Suspicious of Belknap, Gene tries to warn the vet, but is ignored. Looking for evidence, Gene and Frog ride to the Belknap ranch, where Gene discovers the sick cattle in the barn. Before Gene can return with Sommers, however, Belknap moves the cattle. Confronted with Belknap's empty barn, Sommers orders the Wheeler cattle destroyed. When Gene tries to stop the order, Dr. Sommers has him arrested for assault.

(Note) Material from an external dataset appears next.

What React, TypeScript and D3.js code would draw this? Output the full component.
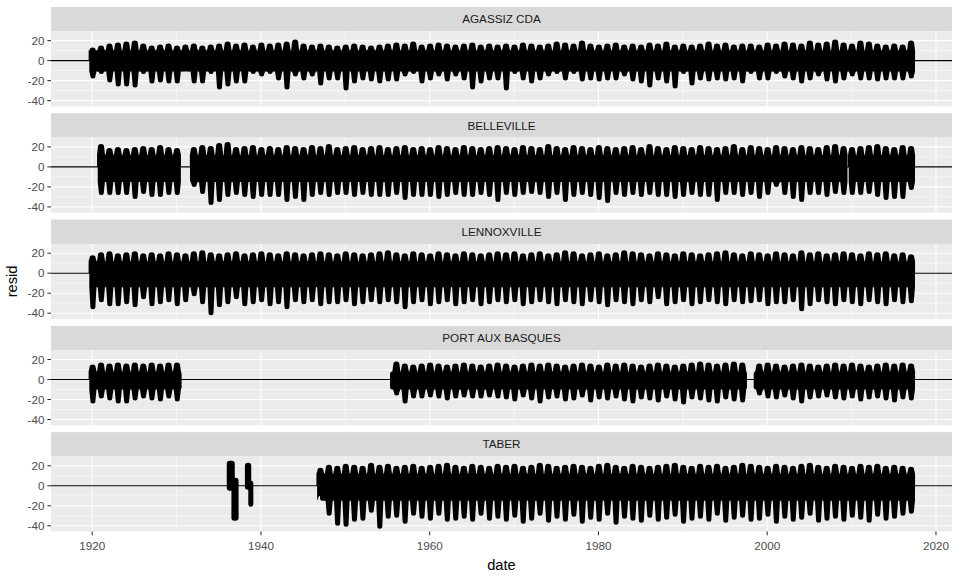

While Gene languishes in jail, Frog sees the burial of dead cattle on the Belknap ranch and hurries to help Gene escape. After Frog lands in jail himself, he and Gene are rescued by a medicine man's elephant, which pulls the bars from the jail window. As the posse rides to destroy Jim's herd, Gene and Frog present the sheriff with evidence that leads to Belknap's arrest and a clean bill of health for Jim's cattle.

==Cast==
- Gene Autry as Gene Autry
- Smiley Burnette as Frog Millhouse
- June Storey as Martha Wheeler
- George Cleveland as Jim Wheeler
- Jack Mulhall as Dr. Sommers
- Walter Miller as Belknap
- Gordon Hart as H.R. Shelby
- Hal Price as Sheriff
- Earle Hodgins as "Professor" Wentworth
- Ethan Laidlaw as Henchman Carter
- John Beach as Henchman Russ
- Jack Ingram as Henchman Wilson
- Bob Woodward as Henchman Madden
- Sherven Brothers Rodeoliers as Musicians (as The Rodoliers)
- Champion as Gene's Horse (uncredited)

==Production==
===Filming locations===
- Keen Camp and Garner Valley
- Stretch of railroad between Fillmore and Saugus
- Andy Jauregui Ranch, Placerita Canyon Road, Newhall, Santa Clarita, California, USA

===Soundtrack===
- "There's Nothing Like Work" (Eddie Cherkose, Smiley Burnette) by Smiley Burnette
- "I'm Gonna Round Up My Blues" (Gene Autry, Johnny Marvin) by Gene Autry and the Sherven Brothers Rodeoliers
- "She'll Be Comin' 'Round the Mountain When She Comes" (Traditional) by the Sherven Brothers Rodeoliers
- "Moonlight on the Ranchhouse" (Walter G. Samuels) by Gene Autry and June Storey
- "Big Bull Frog" (Walter G. Samuels) by Gene Autry (vocal and guitar)
- "I'd Rather Be on the Outside" (Johnny Marvin)

==Memorable quotes==
- Belknap: If that infection ever hits the stockyards, it will spread all over the country.
H.R. Shelby: By that time we'll have our money out of 'em. Let somebody else worry about it.

- Frog Millhouse: I'm warnin' you. If you take any cattle across this line, I'm going to blast you with this smokestick—and it ain't loaded with beans!
- Martha Wheeler: What were you going to say?
Gene Autry: I wasn't going to say anything.
Frog Millhouse: Aw, he was so. [Throwing Gene his guitar from the bushes] He was going to sing you that song about moonlight on the ranch house.